Out[3]= {{{0, 1}, {1, 3}}, {{1, 2}, {2, 5}}}
Out[4]= {{0, 3}, {2, 2}}


Adriano Pascoletti

Among other methods:

val = 1;
stencil = Unitize[a-val];

stencil*a + (1-stencil)*b

Out[10]= {{0, 3}, {2, 2}}

Daniel Lichtblau
Wolfram Research

a = {{0, 1}, {1, 2}};
b = {{1, 3}, {2, 5}};
c = {{0, 3}, {2, 2}};

c == With[{u = Unitize[a - 1]},
a u + b (1 - u)]

True

or

d = a;
p = Position[a, 1]
c == ReplacePart[a, Thread[p -> Extract[b, p]]]

True

Bobby

Try this:

apos=Position[a,1];
bvals=Extract[b,apos];
c=ReplacePart[a,Thread[apos->bvals]]

There may be a more elegant way but this works:

transform[a_, b_, value_] := Module[{pos, c = a},

pos = Position[c, value];
(c[[Sequence @@ #]] = b[[Sequence @@ #]]) & /@ pos;

c]

In[]= transform[a, b, 1]

Out[]= {{0, 3}, {2, 2}}

Mike

Here is one way

In[19]:= b + Unitize[a - 1] (a - b)

Out[19]= {{0, 3}, {2, 2}}

Unitize makes all non-zero entries 1. So, in each position where
a is 1, the expression above becomes b + 0 = b and for each
position where a is not 1 it becomes

b + (a -b) = a

a = {{0, 1}, {1, 2}};
b = {{1, 3}, {2, 5}};

ReplacePart[a, Thread[Position[a, 1] -> Flatten[Pick[b, a, 1]]]]

{{0, 3}, {2, 2}}


Bob Hanlon

---- kiz_0987 <***@gmail.com> wrote:

=============
I'm new to Mathematica and have a question regarding matrices. I was
sure that this problem must have been answered in the past, but could
not find a solution.

I want to replace some elements in a matrix (based on value) with
elements from another matrix at the same position. Eg:
a = {{0, 1}, {1, 2}};
b = {{1, 3}, {2, 5}};

I want to replace the elements in "a" which are equal to 1 (say) with
the same position elements in b to give:
c = {{0, 3}, {2, 2}};

How can I do this? I started with using Position and ReplacePart but
could not figure out how to get it to work in this case (other cases
are documented, such as replacing with a single value).

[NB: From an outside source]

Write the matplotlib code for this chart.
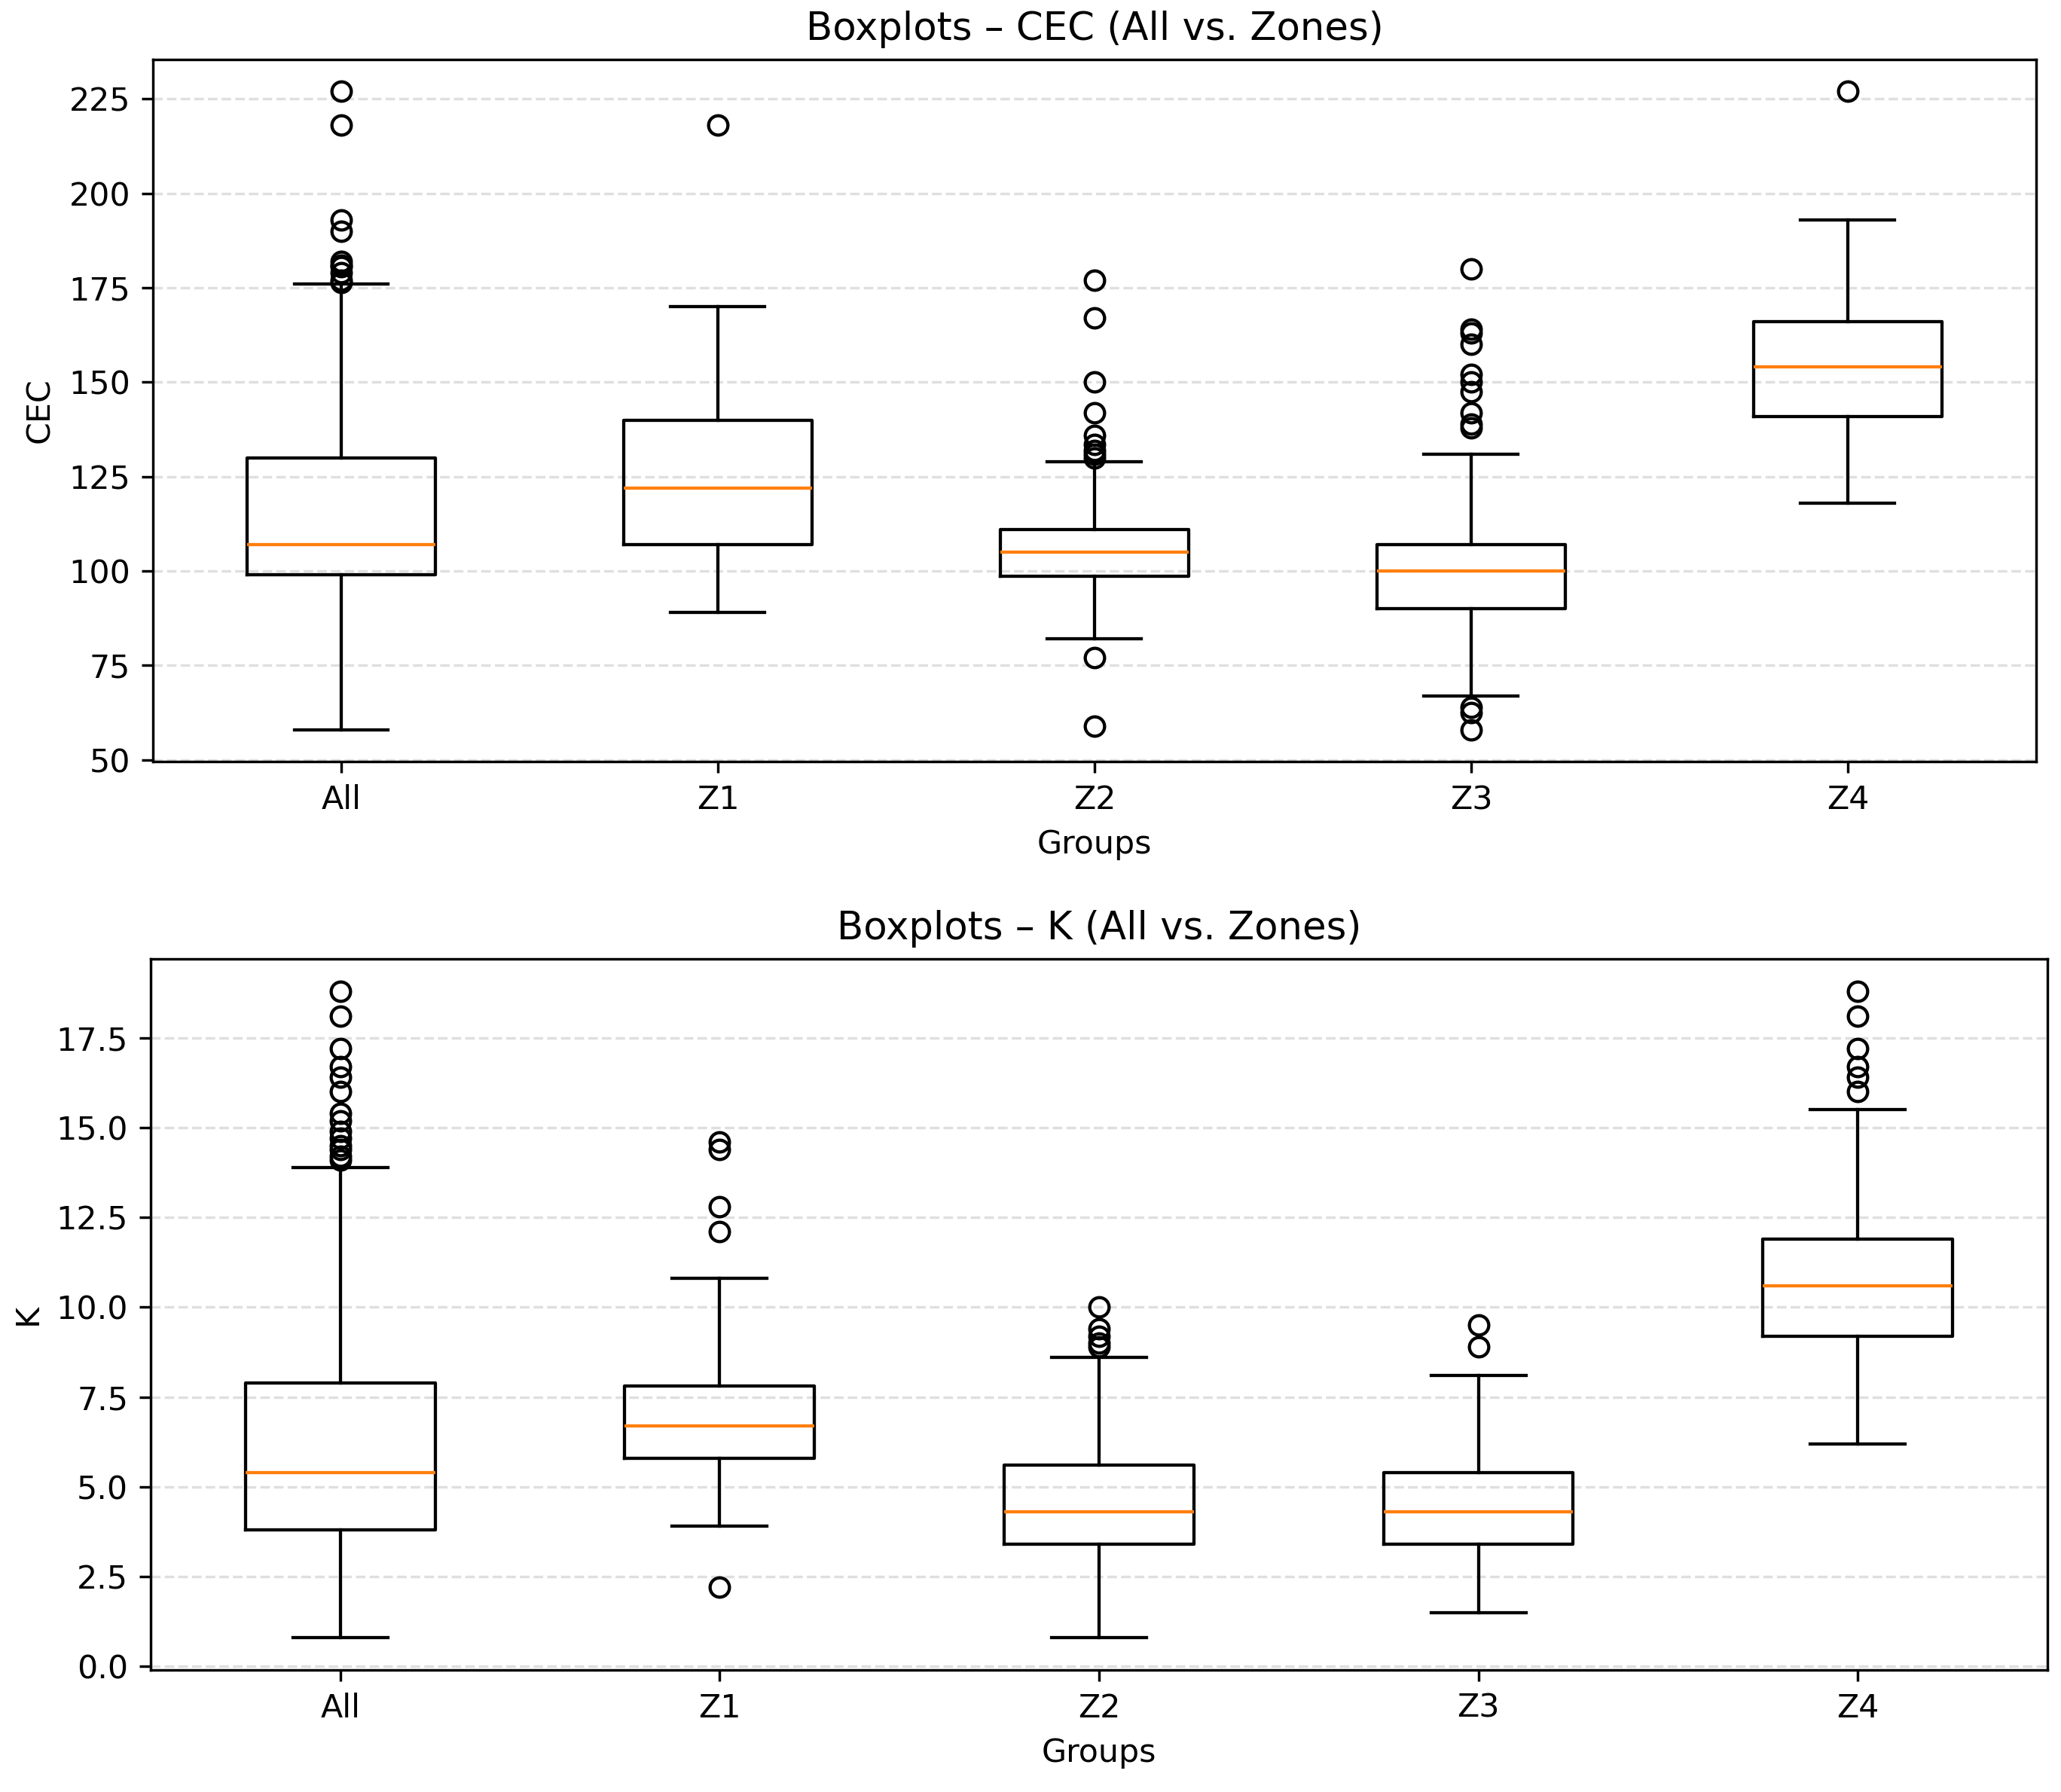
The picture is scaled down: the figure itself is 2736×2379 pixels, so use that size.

Any help appreciated. Thanks.

Hi, the simple way of doing it may be this: c1=Table[If[a[[i,j]]==1,b[[i,j]],a[[i,j]]],{i,m},{j,n}] or c2=Sign[a-1]^2*(a-b)+b hth, Jozsef

I'm surprised no one suggested this:

a = {{0, 1}, {1, 2}};
b = {{1, 3}, {2, 5}};
c = MapThread[If[#1 == 1, #2, #1] &, {a, b}, 2]

{{0, 3}, {2, 2}}